If your job is to make accessible documents, then you should know, master, and understand PDF/UA and possibly some WCAG that's appropriate. But not Matterhorn because it's not a standard authorized by an authorizing entity (like the ISO), and it's certainly not mandated by any law anywhere.

Bottom line: neither tool does the job we need it to do.

Each misses critical accessibility points. And one tool has crapahola in it than is not needed for the standard; this confuses users and obfuscates the real critical issues we should be working on.

Suggested Solution: (and feature request for you to submit to Adobe's Acrobat team, Chad!):

  1. Merge the Print/Preflight checker into the Accessibility panel's checker, and migrate only the checkers that make sense for accessibility and PDF/UA-1 (and forthcoming PDF/UA-2). Nix the resolution, color space, etc. stuff. (And seriously, nothing for accessibility should be under tools labeled "Print.")
  2. Beef up the Accessibility checker so that it assesses more items than its current version does (which will mostly happen when A is done, but there's more to check).
  3. The checker must adhere to the standard: that is, don't leave anything out. But also don't add in anything that's not in the standard. Add-ins are NOT what has been agreed to by the ISO Committee; they are merely someone's opinion or a government agency's idea of what would be nice, or a software company's suggestion because they've developed a tool to fix the problem that they identify is a problem.
  4. And don't jump the standard! The PDF/UA-2 standard isn't even completed yet, let alone submitted to the ISO and approved for publication by ISO. So don't put in half-baked non-standard stuff into a checker. Standards first, then the checkers, authoring software, assistive technologies, etc. based on the standards. Standards first.
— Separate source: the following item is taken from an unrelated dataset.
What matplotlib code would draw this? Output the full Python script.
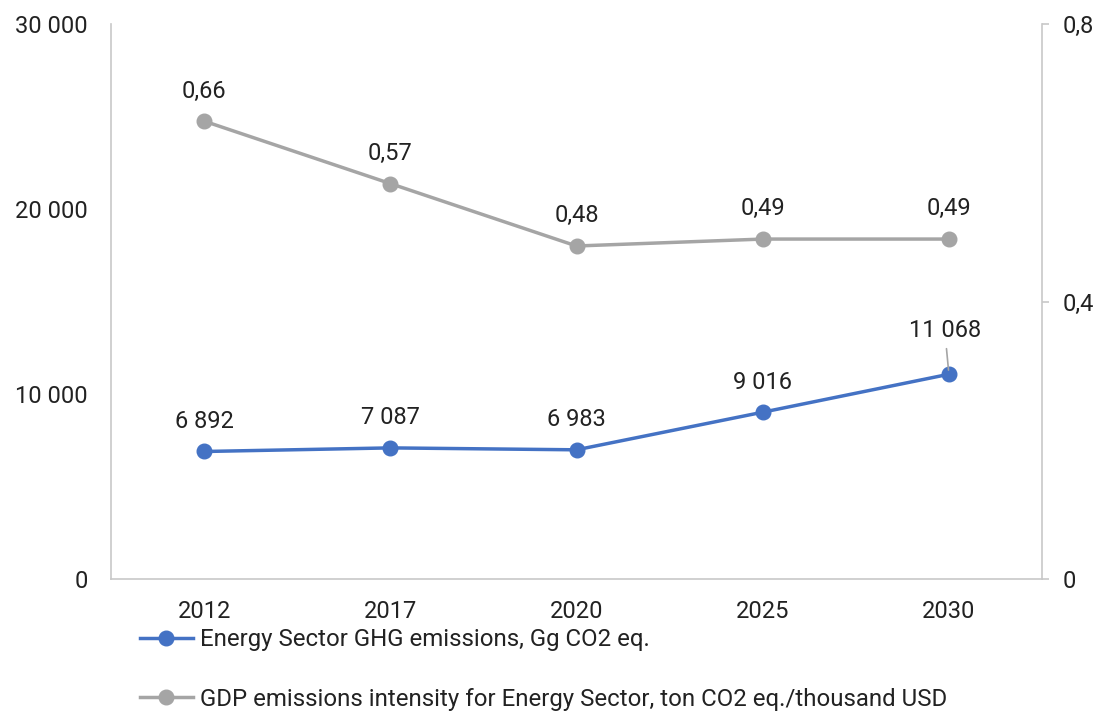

Apologies for the rant. Can you tell that I'm in near-daily meetings about this stuff?   Gotta getta life.

|    Bevi Chagnon   |  Designer, Trainer, & Technologist for Accessible Documents ||    PubCom |    Classes & Books for Accessible InDesign, PDFs & MS Office |
hammer0909
Community Expert
Community Expert
January 18, 2019

I/we appreciate you taking the time to respond with such detail Bevi ;-) Although I'd have to disagree on a few of those points, I don't think it's beneficial to do so here. We'll have to grab a beer or six next time we're together ;-)
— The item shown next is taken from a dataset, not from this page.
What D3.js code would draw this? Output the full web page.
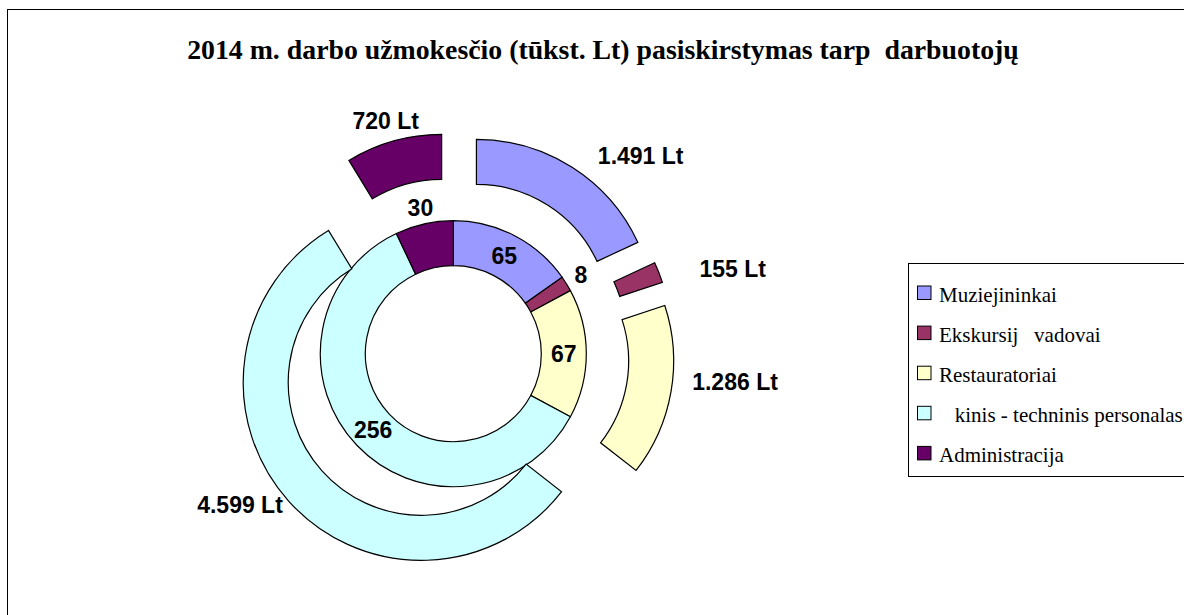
<!DOCTYPE html>
<html>
<head>
<meta charset="utf-8">
<script src="https://cdn.jsdelivr.net/npm/d3@7"></script>
<style>
  body { margin: 0; background: #fff; }
  svg { display: block; }
</style>
</head>
<body>
<svg id="chart" width="1184" height="615"></svg>
<script>
"use strict"

// data
var categories = ["Muziejininkai", "Ekskursij   vadovai", "Restauratoriai", "   kinis - techninis personalas", "Administracija"];
var employees = [65, 8, 67, 256, 30];
var salaries = [1491, 155, 1286, 4599, 720];
var salaryLabels = ["1.491 Lt", "155 Lt", "1.286 Lt", "4.599 Lt", "720 Lt"];
var palette = ["#9999FF", "#993366", "#FFFFCC", "#CCFFFF", "#660066"];
var title = "2014 m. darbo užmokesčio (tūkst. Lt) pasiskirstymas tarp  darbuotojų";

// layout
var CX = 453.3, CY = 353.7;
var HOLE = 88, RING = 45, EXPLODE = 43;
var OUTER_LABEL_R = 235;
// hand nudges of the outer labels, Excel had them dragged
var labelNudge = [[38, 0], [30, 1], [8, -12], [-6, -5], [5, -7]];

var svg = d3.select("#chart");

// frame
svg.append("rect")
    .attr("x", 7.5).attr("y", 9.5)
    .attr("width", 1200).attr("height", 620)
    .attr("fill", "#fff").attr("stroke", "#000").attr("stroke-width", 1);

svg.append("text")
    .attr("x", 603).attr("y", 59)
    .attr("text-anchor", "middle")
    .style("font-family", "'Liberation Serif', 'Times New Roman', serif")
    .style("font-weight", "bold")
    .style("font-size", "27.8px")
    .style("white-space", "pre")
    .text(title);

var color = d3.scaleOrdinal().domain(categories).range(palette);

var pie = d3.pie().sort(null).value(function(d) { return d; });
var innerArcs = pie(employees);
var outerArcs = pie(salaries);

var innerArc = d3.arc().innerRadius(HOLE).outerRadius(HOLE + RING);
var outerArc = d3.arc().innerRadius(HOLE + RING).outerRadius(HOLE + 2 * RING);

var g = svg.append("g").attr("transform", "translate(" + CX + "," + CY + ")");

function polar(a_, r_) { return [r_ * Math.sin(a_), -r_ * Math.cos(a_)]; }
function mid(d_) { return (d_.startAngle + d_.endAngle) / 2; }

g.selectAll(".inner").data(innerArcs).enter().append("path")
    .attr("class", "inner")
    .attr("d", innerArc)
    .attr("fill", function(d, i) { return color(categories[i]); })
    .attr("stroke", "#000").attr("stroke-width", 1.2);

g.selectAll(".outer").data(outerArcs).enter().append("path")
    .attr("class", "outer")
    .attr("transform", function(d) { var p = polar(mid(d), EXPLODE); return "translate(" + p[0] + "," + p[1] + ")"; })
    .attr("d", outerArc)
    .attr("fill", function(d, i) { return color(categories[i]); })
    .attr("stroke", "#000").attr("stroke-width", 1.2);

var labelFont = "'Liberation Sans', Arial, sans-serif";

// inner labels, thin slices pushed out
g.selectAll(".inLab").data(innerArcs).enter().append("text")
    .attr("class", "inLab")
    .attr("text-anchor", "middle")
    .attr("dy", "0.36em")
    .attr("transform", function(d) {
        var thin = (d.endAngle - d.startAngle) < 0.5;
        var p = polar(mid(d), thin ? 150 : HOLE + RING / 2);
        return "translate(" + p[0] + "," + p[1] + ")";
    })
    .style("font-family", labelFont).style("font-weight", "bold").style("font-size", "23px")
    .text(function(d) { return d.value; });

// outer labels
g.selectAll(".outLab").data(outerArcs).enter().append("text")
    .attr("class", "outLab")
    .attr("text-anchor", "middle")
    .attr("dy", "0.36em")
    .style("font-family", labelFont).style("font-weight", "bold").style("font-size", "23px")
    .text(function(d, i) { return salaryLabels[i]; })
    .attr("transform", function(d, i) {
        var a = mid(d);
        var p = polar(a, OUTER_LABEL_R);
        var half = this.getComputedTextLength() / 2;
        return "translate(" + (p[0] + half * Math.sin(a) + labelNudge[i][0]) + "," + (p[1] + labelNudge[i][1]) + ")";
    });

// legend
var legend = svg.append("g");
legend.append("rect")
    .attr("x", 908.5).attr("y", 263.5)
    .attr("width", 300).attr("height", 213)
    .attr("fill", "#fff").attr("stroke", "#000").attr("stroke-width", 1);

var rows = legend.selectAll(".row").data(categories).enter().append("g")
    .attr("class", "row")
    .attr("transform", function(d, i) { return "translate(917.5," + (293 + i * 40.1) + ")"; });

rows.append("rect")
    .attr("x", 0).attr("y", -7)
    .attr("width", 13.5).attr("height", 13.5)
    .attr("fill", function(d) { return color(d); })
    .attr("stroke", "#000").attr("stroke-width", 1);

rows.append("text")
    .attr("x", 21.5).attr("y", 8.5)
    .style("font-family", "'Liberation Serif', 'Times New Roman', serif")
    .style("font-size", "21px")
    .style("white-space", "pre")
    .text(function(d) { return d; });
</script>
</body>
</html>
I was simply trying to distill things down for the OP because it is absolutely confusing. The idea of standards in accessibility right now is the number one point of confusion for many users. The reality is that currently Acrobat doesn't check to any one specific standard 100%, not even close actually. The PAC 3.0 checker is quite good but overkill if your target is the WCAG standard. The Acrobat Accessibility Checker, doesn't go far enough however. So the reality is that you can use a checker but will need to do additional work to the file for full compliance that isn't checked by Acrobat. The Commonlook Validator which is free promises to check to a number of standards, but even that checker produces false positives on a consistent basis and is not exactly friendly to interpret the errors that you do get.

Anyway, I think the OP got more than they bargained for on this one ;-) but hopefully it answers their question ;-)

hammer0909
Community Expert
Community Expert
December 26, 2018

The difference is that each one checks to a different standard. Where the Acrobat Accessibility Checker loosely checks to the WCAG 2.0 standard, PDF/UA or "Universal Accessibility" is based on the Matterhorn Protocol and checks to a more granular level. You'll almost always find more errors checking for PDF/UA due to the added requirements.